Strong cost pressures forced the shutdown of some of the downstream facilities since May, particularly those without upstream BD production, while some have decided to bring forward scheduled maintenance at their plants.

Asia’s BD prices had also spiked from early April , deterring Chinese buyers from tapping the spot import market for cargoes. The country is a major importer of BD.

SBR and PBR prices could not keep up with the spikes in BD costs in the previous two months due to limited demand in the downstream tyre industry, which will go into a lull period in July and August.

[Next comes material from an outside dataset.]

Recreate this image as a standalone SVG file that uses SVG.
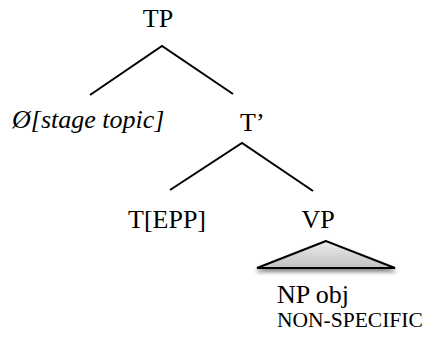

Production cuts among tyre manufacturers in Shandong province, as well as disruptions to logistics, ahead of and during the Shanghai Cooperation Organisation (SCO) summit in Qingdao on 9-10 June also weighed down synthetic rubber consumption.

Traders and local producers in China of BD continued to have limited stocks due to a heavy turnaround season in the second quarter, but demand has substantially weakened.

In the first quarter, downstream buyers had not stocked up on feedstock BD ahead of the June-quarter turnaround season, on initial expectations that CNOOC and Shell Petrochemicals Co’s (CSPC) new 180,000 tonne/year BD unit would start up in mid-February to March but this failed to materialize.

The plant started up in late-April but operations have remained unstable.

“We had been overly optimistic about the BD supply and found it hard to secure either domestic cargoes nor imported volumes recently,” a rubber producer said.